In an interview with CNBC journalist David Faber, Elon Musk — one of the world’s richest entrepreneurs, the founder of Tesla and owner of X, formerly known as Twitter — endorses the return of Imam Mahdi, the final leader in Islamic eschatology and the harbinger of the apocalypse.
The video is a deep fake that blends parts of the real interview with fake audio as part of a propaganda campaign aiming to amplify the Islamist apocalyptic narrative.
It’s an example of how an online Islamist network is using artificial intelligence to spread propaganda narratives that the Islamic apocalypse is fast approaching, a recently published study said.

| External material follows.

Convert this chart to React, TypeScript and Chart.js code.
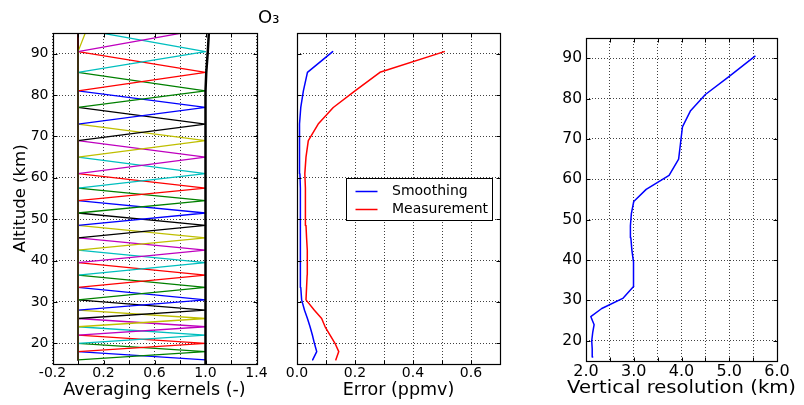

It underscores broader concerns about the ways in which generative AI can be abused to disseminate disinformation.
A network of fake accounts has posted and reposted hundreds of TikTok, YouTube and X videos featuring a Pakistani man who “is directly communicating with Prophet Muhammad and God through his prophetic dreams,” said a report published in late August by the Global Network on Extremism and Technology.
(Polygraph.info does not publish the man’s name due to security concerns expressed by the report’s authors.)
The man is promoted as the prophesized last Islamic leader – the Imam Mahdi. The videos threaten that “[a]nyone who does not accept him should expect the deepest depth of hellfire.”
After former Pakistani Prime Minister Imran Khan was arrested in May, “we very quickly found the use of generative AI in promoting a narrative related to this group believing that the apocalypse was coming and that their savior was in the state of Pakistan,” Daniel Siegel, the report’s co-author, told VOA.
The main components of the campaign are twofold: image-based generative AI tools and audio deepfakes. Videos circulated by the network show rapid sequences of AI-generated images lauding the Muslim savior as he engages with prophets and stands in heroic poses.
The network is also using audio deepfakes, which are fake re-creations of human voices, to help legitimize the apocalypse narrative. Some videos have featured deep fakes of prominent Islamic scholars and even former American President Barack Obama.
The network is “trying to use the technology to get attention,” Siegel, a master’s candidate at Columbia University, said.
“The role of AI technologies in extremist propaganda represents the new frontier in the fight against influence campaigns and the rapidly evolving tactics of malicious actors,” the report said.
The unidentified network is also trying to elevate Pakistan’s status in the Muslim world, according to the report.
“It’s putting Pakistan in a position of power, from a religious standpoint, within the global Muslim Ummah,” said Bilva Chandra, the report’s co-author and a fellow at RAND Corporation.
“Ummah” is an Arabic word that refers to the global Muslim community.
The network is “trying to unite Muslims across the globe,” Chandra added. “So there’s a lot of potential for this network to take another direction and to galvanize the support of more Muslims around even something that could be more frightening, more dangerous than the current narrative.”
It isn’t entirely clear which specific AI tools are being used in this campaign, the report’s authors told VOA. These videos are in several languages, including English, Urdu, Bangla, Arabic, Indonesian and Malay.
As with most disinformation campaigns, it’s difficult to measure the efficacy of this particular operation. But data shows that the campaign is flourishing online. The network’s three most commonly used hashtags have over 540 million views on TikTok alone, according to the report.
“It’s getting a lot of reach. It’s getting a lot of views,” said Chandra, who previously worked in product safety for OpenAI’s image-based generative AI tool DALL-E. OpenAI also launched the generative AI chatbot ChatGPT.
After the report’s release, the network has targeted both Chandra and Siegel in various videos, they said.
To Chandra, the campaign she helped identify underscores the need for better detection and moderation strategies when it comes to generative AI.
“There are several different ways in which this can be regulated today,” she said. “It’s really important to keep tabs on all the different ways that these technologies are being exploited by the larger actors, the smaller actors, state actors, non-state actors, and everything in between.”